Art Collecting Secrets
Collecting art has rules just like any other game. If you follow these you win and make a lot of money. An art appraiser is really just a game judge that tallies up the points your art scored. He tells you if you won or lost compared to what you paid. Unfortunately the rules are not published and have to be learned from experience. The most experienced appraiser is the better the judge of your art work.Here are a few of these “secret” art rules:
- Horizontal landscapes are more valuable than vertical ones.
- Paintings of cows, sheep and pigs are difficult to sell. Roosters are better than chickens.
- Paintings showing youth are better than ones portraying old age. Young women and children are better than men.
- Anything about death including paintings of church cemeteries are nearly impossible to sell.

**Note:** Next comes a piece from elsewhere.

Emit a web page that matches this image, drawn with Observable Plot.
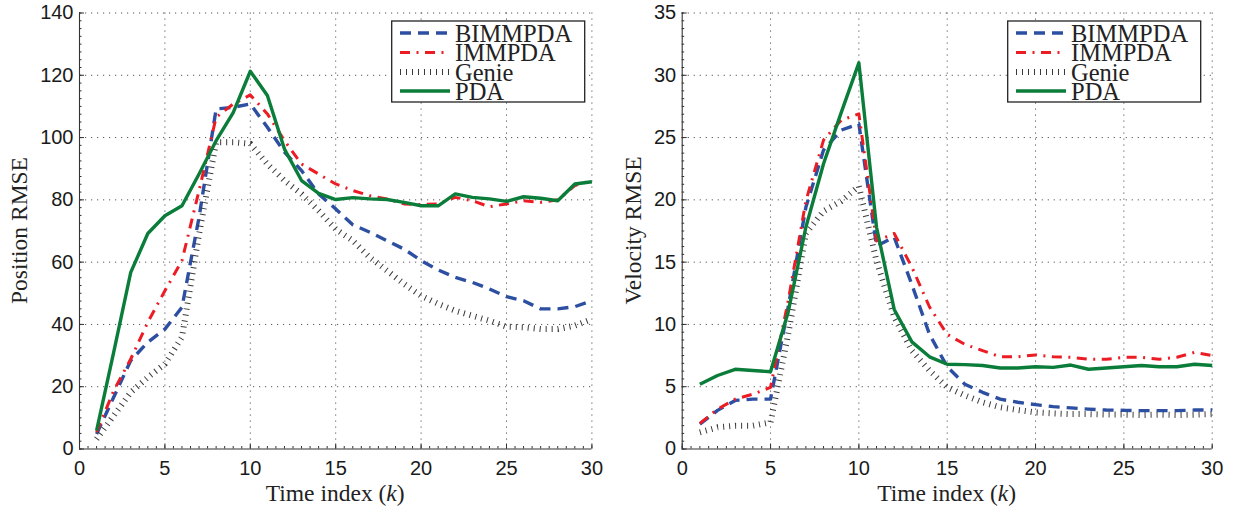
<!DOCTYPE html>
<html><head><meta charset="utf-8">
<script src="https://cdn.jsdelivr.net/npm/d3@7"></script>
<script src="https://cdn.jsdelivr.net/npm/@observablehq/plot@0.6"></script>
<style>
body{margin:0;background:#fff;}
#wrap{position:relative;width:1233px;height:512px;background:#fff;}
#wrap > svg{position:absolute;top:0;overflow:visible;}
</style></head><body><div id="wrap"></div>
<script>
const timeIndex = [1,2,3,4,5,6,7,8,9,10,11,12,13,14,15,16,17,18,19,20,21,22,23,24,25,26,27,28,29,30];
const seriesNames = ["BIMMPDA","IMMPDA","Genie","PDA"];

const posBIMMPDA = [4.8,16.6,28.4,34.3,38.5,45.5,74.4,109.2,109.7,110.8,103.3,95.3,89.4,81.9,77.1,72,69.6,66.9,64.2,60.5,57.5,55.1,53.5,51.4,48.9,47.6,45,45,45.7,47.6];
const posIMMPDA  = [5.4,18.7,28.9,40.7,50.8,60.5,83,106.5,110.8,113.7,107.6,99,91.5,88.3,85.1,83,81.3,80.3,78.7,78.5,78.7,80.8,79.7,77.8,78.7,79.7,79.2,80,84.6,86.2];
const posGenie   = [3.2,10.7,18.2,23,27.3,35.9,69,98.5,98.5,98,91.5,86.2,81.9,76.5,70.6,66.9,61.5,57.3,53,49.2,46.6,44.4,42.8,41.2,39.3,39.1,38.5,38.5,39.6,41.7];
const posPDA     = [5.9,31,56.7,69.2,74.9,78.1,88.3,99,108,121.3,113.5,96.3,86.2,82.1,80.1,80.7,80.3,80.1,79.2,78.1,78.1,81.9,80.8,80.3,79.5,81,80.5,79.7,85.1,85.8];

const velBIMMPDA = [2.0,3.1,3.9,4.0,4.0,11.4,19.4,24.0,25.6,26.1,16.3,17.0,13.2,9.2,6.6,5.2,4.55,4.0,3.75,3.56,3.4,3.3,3.2,3.13,3.1,3.08,3.08,3.08,3.13,3.13];
const velIMMPDA  = [2.06,3.2,4.0,4.4,4.95,11.9,19.9,24.8,26.4,26.9,16.7,17.3,14.6,11.4,9.2,8.4,7.9,7.4,7.4,7.55,7.4,7.36,7.2,7.2,7.36,7.36,7.2,7.36,7.76,7.5];
const velGenie   = [1.34,1.74,1.87,1.87,2.14,9.2,17.3,19.1,19.9,21.1,15.1,10.6,7.9,6.3,4.95,4.3,3.75,3.35,3.13,2.94,2.86,2.8,2.8,2.76,2.76,2.73,2.76,2.73,2.76,2.8];
const velPDA     = [5.2,5.9,6.4,6.3,6.2,11,17.8,22.9,27,31,17.8,11.2,8.6,7.4,6.8,6.77,6.7,6.5,6.5,6.6,6.55,6.74,6.4,6.5,6.6,6.7,6.6,6.6,6.8,6.7];

const xTicks = [0,5,10,15,20,25,30];
const posTicks = [0,20,40,60,80,100,120,140];
const velTicks = [0,5,10,15,20,25,30,35];

const styles = {
  BIMMPDA: {stroke:"#2d4fa2", strokeWidth:3.4, strokeDasharray:"11,7"},
  IMMPDA:  {stroke:"#ec1c24", strokeWidth:3.0, strokeDasharray:"10,6.5,2,6.5"},
  Genie:   {stroke:"#3a3a3a", strokeWidth:6, strokeDasharray:"1,5"},
  PDA:     {stroke:"#0b7d3a", strokeWidth:3.4, strokeDasharray:null}
};

function panel(opts) {
  const {vals, yTicks, yMinorStep, yLabel, width, ml, mr, left} = opts;
  const yMax = yTicks[yTicks.length-1];
  const xMinor = d3.range(0, 30.0001, 0.5);
  const yMinor = d3.range(0, yMax+0.0001, yMinorStep);
  const rows = [];
  seriesNames.forEach((s, si) => timeIndex.forEach((k, i) => rows.push({s, k, v: vals[si][i]})));
  const gridStyle = {stroke:"#555", strokeOpacity:1, strokeWidth:1, strokeDasharray:"1.2,4.8"};
  const plot = Plot.plot({
    width, height:512, marginLeft:ml, marginRight:mr, marginTop:12.5, marginBottom:63.5,
    x:{domain:[0,30], label:null},
    y:{domain:[0,yMax], label:null},
    style:{fontFamily:"'Liberation Sans', Arial, sans-serif", fontSize:"20px", color:"#222", background:"white", overflow:"visible"},
    marks:[
      Plot.gridX(xTicks.slice(1), gridStyle),
      Plot.gridY(yTicks.slice(1), gridStyle),
      Plot.axisX(xMinor, {tickSize:2.5, dy:-2.5, tickFormat:()=>"", label:null, stroke:"#333"}),
      Plot.axisX(xTicks, {tickSize:5, dy:-5, tickFormat:()=>"", label:null, stroke:"#333"}),
      Plot.axisX(xTicks, {tickSize:0, tickPadding:11.5, label:null, fill:"#1a1a1a"}),
      Plot.axisY(yMinor, {tickSize:2.5, dx:2.5, tickFormat:()=>"", label:null, stroke:"#333"}),
      Plot.axisY(yTicks, {tickSize:5, dx:5, tickFormat:()=>"", label:null, stroke:"#333"}),
      Plot.axisY(yTicks, {tickSize:0, tickPadding:6, label:null, fill:"#1a1a1a"}),
      Plot.ruleX([0], {stroke:"#333", strokeWidth:1.1}),
      Plot.ruleY([0], {stroke:"#333", strokeWidth:1.1}),
      ...seriesNames.map(s => Plot.line(rows.filter(d => d.s === s), {x:"k", y:"v", ...styles[s], strokeLinecap:"butt", strokeLinejoin:"round"}))
    ]
  });
  plot.style.left = left + "px";
  const svg = d3.select(plot);
  const xs = plot.scale("x"), ys = plot.scale("y");
  const cx = (xs.apply(0) + xs.apply(30)) / 2;
  const cy = (ys.apply(0) + ys.apply(yMax)) / 2;
  const serif = "'Liberation Serif', 'Times New Roman', serif";
  const xl = svg.append("text").attr("x", cx).attr("y", 501).attr("text-anchor","middle")
    .attr("font-family", serif).attr("font-size", 23.5).attr("fill","#222");
  xl.append("tspan").text("Time index (");
  xl.append("tspan").attr("font-style","italic").text("k");
  xl.append("tspan").text(")");
  svg.append("text").attr("transform", `translate(${opts.ylx},${cy}) rotate(-90)`)
    .attr("text-anchor","middle").attr("dominant-baseline","central")
    .attr("font-family", serif).attr("font-size", 23.5).attr("fill","#222").text(yLabel);
  // legend
  const lg = svg.append("g").attr("text-anchor","start");
  lg.append("rect").attr("x",391.7).attr("y",21).attr("width",193).attr("height",81)
    .attr("fill","white").attr("stroke","#222").attr("stroke-width",1.3);
  const rowY = [33,52.5,72,91];
  seriesNames.forEach((s, i) => {
    const st = styles[s];
    lg.append("line").attr("x1",400).attr("x2",450).attr("y1",rowY[i]).attr("y2",rowY[i])
      .attr("stroke",st.stroke).attr("stroke-width",st.strokeWidth)
      .attr("stroke-dasharray", st.strokeDasharray).attr("stroke-linecap","butt");
    lg.append("text").attr("x",455).attr("y",rowY[i]+8.5).attr("text-anchor","start").attr("font-family",serif)
      .attr("font-size",24.5).attr("fill","#222").text(s);
  });
  return plot;
}

const wrap = document.getElementById("wrap");
wrap.append(panel({vals:[posBIMMPDA,posIMMPDA,posGenie,posPDA], yTicks:posTicks, yMinorStep:2.5, yLabel:"Position RMSE", width:616, ml:79, mr:24.6, left:0, ylx:19}));
wrap.append(panel({vals:[velBIMMPDA,velIMMPDA,velGenie,velPDA], yTicks:velTicks, yMinorStep:0.625, yLabel:"Velocity RMSE", width:617, ml:65.7, mr:21.3, left:616, ylx:16.5}));
</script></body></html>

- Bright colored paintings are better than dark ones.
- Unsigned art is definitely a negative.
- A painting in the artist’s typical style and subject is better than a one of their rare experimental pieces.
- Posthumous cast sculpture and re-strikes prints never bring the same price as ones done in the artist’s lifetime.
- The most expensive landscapes usually have calm water in them.
- Certain game birds are more desirable than others. Grouse, pheasants and woodcock are better than mallards and crows.
- Certain game animals are better than others. Elephants, lions, leopards are better than antelopes, wild boar and wolves.
- Landscapes with horses and figures are better than just a sunny meadow. Mountains are better than a factory or shipyard scene.
- Floral still lifes bring more money than fruit ones. Some flowers are more desirable. Roses are best, chrysanthemum the least.
- Some breeds of dogs are more desirable. Spaniels, terriers and setters are best. Dachshunds and collies the least. A painting of a mongrel dog is near impossible to sell.